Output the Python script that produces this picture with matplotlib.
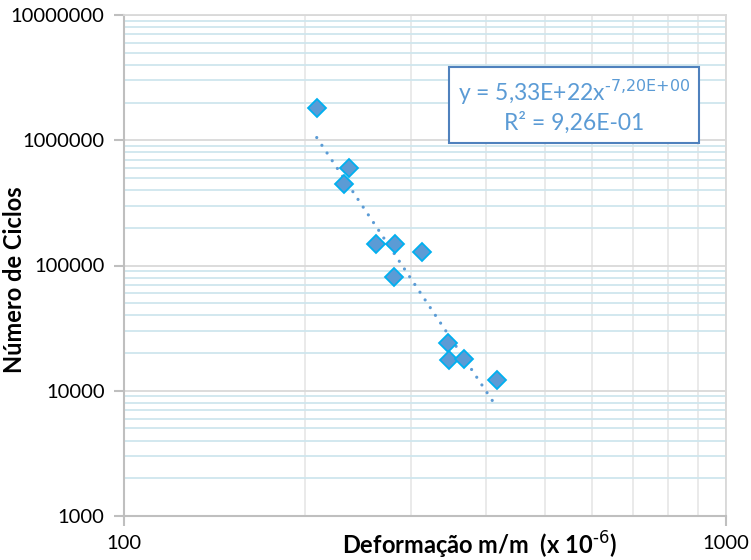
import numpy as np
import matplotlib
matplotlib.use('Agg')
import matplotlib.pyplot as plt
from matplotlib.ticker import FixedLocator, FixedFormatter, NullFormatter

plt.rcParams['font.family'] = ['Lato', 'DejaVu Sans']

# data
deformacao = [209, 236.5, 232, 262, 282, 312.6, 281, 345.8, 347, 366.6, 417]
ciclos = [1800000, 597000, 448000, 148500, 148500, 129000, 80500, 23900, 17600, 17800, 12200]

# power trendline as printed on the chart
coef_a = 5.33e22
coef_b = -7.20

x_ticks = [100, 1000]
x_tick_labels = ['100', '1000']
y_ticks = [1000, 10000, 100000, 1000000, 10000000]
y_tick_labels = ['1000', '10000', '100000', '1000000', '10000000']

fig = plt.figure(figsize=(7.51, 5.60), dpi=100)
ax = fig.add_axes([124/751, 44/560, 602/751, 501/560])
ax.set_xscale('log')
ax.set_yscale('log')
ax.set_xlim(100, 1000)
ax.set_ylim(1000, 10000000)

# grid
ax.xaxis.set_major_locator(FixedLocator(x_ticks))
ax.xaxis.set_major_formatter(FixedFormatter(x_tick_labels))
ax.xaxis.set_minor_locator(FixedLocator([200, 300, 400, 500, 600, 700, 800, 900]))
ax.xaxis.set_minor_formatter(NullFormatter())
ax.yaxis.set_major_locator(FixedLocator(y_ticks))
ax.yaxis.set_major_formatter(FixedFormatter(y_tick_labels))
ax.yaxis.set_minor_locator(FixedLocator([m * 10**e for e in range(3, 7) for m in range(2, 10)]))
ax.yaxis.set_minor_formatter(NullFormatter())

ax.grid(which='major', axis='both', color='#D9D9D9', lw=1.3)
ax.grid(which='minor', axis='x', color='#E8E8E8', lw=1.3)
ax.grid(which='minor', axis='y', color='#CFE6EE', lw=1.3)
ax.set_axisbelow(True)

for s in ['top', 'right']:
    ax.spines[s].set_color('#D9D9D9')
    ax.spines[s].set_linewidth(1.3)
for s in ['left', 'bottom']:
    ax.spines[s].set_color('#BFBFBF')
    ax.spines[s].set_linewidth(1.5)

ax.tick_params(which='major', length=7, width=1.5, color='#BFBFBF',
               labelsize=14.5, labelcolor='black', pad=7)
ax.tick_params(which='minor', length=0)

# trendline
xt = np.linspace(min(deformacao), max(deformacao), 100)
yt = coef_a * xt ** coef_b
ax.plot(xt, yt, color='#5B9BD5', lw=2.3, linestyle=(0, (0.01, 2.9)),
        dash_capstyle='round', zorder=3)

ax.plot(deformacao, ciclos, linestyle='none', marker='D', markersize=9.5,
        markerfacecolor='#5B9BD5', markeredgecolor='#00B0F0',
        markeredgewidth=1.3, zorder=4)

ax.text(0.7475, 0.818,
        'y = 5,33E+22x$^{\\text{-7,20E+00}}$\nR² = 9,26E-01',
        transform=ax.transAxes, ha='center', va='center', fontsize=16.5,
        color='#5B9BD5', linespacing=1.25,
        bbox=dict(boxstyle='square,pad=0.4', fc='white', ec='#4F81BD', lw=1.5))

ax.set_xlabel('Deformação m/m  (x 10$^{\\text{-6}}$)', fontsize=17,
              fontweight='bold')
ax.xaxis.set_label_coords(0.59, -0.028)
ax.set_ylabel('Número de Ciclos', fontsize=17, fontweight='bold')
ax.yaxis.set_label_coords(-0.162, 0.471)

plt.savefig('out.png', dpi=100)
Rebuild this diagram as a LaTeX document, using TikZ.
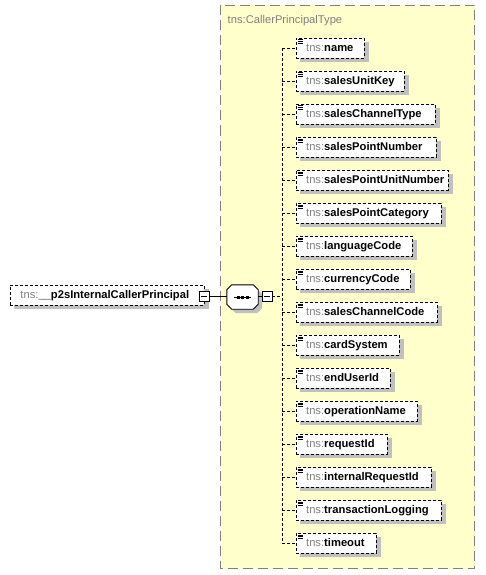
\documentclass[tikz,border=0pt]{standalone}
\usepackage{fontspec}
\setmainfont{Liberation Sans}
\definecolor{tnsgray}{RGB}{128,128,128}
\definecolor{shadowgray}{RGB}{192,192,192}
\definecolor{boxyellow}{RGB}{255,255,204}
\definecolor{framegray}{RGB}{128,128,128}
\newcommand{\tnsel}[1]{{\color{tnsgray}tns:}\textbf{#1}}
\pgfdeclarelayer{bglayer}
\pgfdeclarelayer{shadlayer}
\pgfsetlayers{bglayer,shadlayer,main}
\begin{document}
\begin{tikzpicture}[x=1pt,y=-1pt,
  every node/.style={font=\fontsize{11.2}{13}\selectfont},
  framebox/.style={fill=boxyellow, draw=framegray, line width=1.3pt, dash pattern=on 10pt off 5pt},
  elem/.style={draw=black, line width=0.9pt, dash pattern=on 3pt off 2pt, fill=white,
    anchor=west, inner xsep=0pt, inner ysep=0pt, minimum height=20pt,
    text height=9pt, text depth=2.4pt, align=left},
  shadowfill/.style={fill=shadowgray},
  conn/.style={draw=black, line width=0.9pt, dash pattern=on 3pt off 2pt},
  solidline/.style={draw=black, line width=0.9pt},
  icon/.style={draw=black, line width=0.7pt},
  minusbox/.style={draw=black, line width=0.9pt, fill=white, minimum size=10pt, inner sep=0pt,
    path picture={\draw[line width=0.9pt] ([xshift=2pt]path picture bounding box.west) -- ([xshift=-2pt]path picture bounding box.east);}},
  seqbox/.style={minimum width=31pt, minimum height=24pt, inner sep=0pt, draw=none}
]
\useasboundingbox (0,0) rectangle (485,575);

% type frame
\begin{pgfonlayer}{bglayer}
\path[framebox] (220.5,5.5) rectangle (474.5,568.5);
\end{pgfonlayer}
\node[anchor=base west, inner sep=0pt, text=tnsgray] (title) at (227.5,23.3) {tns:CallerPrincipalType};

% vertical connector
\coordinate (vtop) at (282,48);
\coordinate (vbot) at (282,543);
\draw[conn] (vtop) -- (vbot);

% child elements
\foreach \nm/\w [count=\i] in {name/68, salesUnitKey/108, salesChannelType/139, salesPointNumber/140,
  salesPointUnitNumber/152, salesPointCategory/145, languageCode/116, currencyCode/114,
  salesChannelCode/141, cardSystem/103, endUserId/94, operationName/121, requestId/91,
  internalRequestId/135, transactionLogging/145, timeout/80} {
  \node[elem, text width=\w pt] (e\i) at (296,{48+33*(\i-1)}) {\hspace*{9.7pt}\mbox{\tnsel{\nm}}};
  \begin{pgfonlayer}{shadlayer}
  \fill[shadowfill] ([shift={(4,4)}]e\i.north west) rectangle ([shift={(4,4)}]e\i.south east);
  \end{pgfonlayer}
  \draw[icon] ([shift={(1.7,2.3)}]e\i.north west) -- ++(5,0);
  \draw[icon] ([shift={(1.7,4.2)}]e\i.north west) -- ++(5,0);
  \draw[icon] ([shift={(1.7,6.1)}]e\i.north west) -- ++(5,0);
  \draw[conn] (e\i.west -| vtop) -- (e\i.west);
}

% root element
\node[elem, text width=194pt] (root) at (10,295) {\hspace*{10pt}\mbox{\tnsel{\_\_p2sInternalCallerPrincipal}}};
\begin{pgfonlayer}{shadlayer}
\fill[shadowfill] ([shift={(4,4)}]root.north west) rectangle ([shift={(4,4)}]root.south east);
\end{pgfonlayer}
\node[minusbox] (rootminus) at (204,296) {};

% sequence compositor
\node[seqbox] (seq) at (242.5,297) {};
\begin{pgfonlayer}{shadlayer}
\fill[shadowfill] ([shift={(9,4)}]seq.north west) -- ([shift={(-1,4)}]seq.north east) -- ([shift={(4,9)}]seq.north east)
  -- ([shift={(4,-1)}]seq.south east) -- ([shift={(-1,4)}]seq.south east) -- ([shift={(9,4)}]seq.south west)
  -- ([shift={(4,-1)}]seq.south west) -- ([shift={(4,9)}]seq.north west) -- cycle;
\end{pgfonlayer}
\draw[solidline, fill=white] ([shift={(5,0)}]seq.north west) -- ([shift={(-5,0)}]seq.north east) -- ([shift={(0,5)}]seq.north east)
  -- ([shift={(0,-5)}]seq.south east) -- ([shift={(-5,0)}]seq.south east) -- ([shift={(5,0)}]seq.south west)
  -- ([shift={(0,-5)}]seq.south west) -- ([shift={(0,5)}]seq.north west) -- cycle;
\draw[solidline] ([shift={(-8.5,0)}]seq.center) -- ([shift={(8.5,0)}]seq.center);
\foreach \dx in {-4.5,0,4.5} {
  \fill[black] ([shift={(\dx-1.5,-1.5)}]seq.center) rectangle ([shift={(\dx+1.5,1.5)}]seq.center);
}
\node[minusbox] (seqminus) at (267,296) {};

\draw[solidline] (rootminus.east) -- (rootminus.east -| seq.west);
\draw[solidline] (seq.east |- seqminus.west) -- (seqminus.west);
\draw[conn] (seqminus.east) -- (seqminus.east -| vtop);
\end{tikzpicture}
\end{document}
################
→ Task description
Everything from the first line of the records through the line containing "['1000', '10000', '100000', '1000000', '10000000']" should be reproduced exactly, apart from the pictures.

→ Finished answer
Output the Python script that produces this picture with matplotlib.
import numpy as np
import matplotlib
matplotlib.use('Agg')
import matplotlib.pyplot as plt
from matplotlib.ticker import FixedLocator, FixedFormatter, NullFormatter

plt.rcParams['font.family'] = ['Lato', 'DejaVu Sans']

# data
deformacao = [209, 236.5, 232, 262, 282, 312.6, 281, 345.8, 347, 366.6, 417]
ciclos = [1800000, 597000, 448000, 148500, 148500, 129000, 80500, 23900, 17600, 17800, 12200]

# power trendline as printed on the chart
coef_a = 5.33e22
coef_b = -7.20

x_ticks = [100, 1000]
x_tick_labels = ['100', '1000']
y_ticks = [1000, 10000, 100000, 1000000, 10000000]
y_tick_labels = ['1000', '10000', '100000', '1000000', '10000000']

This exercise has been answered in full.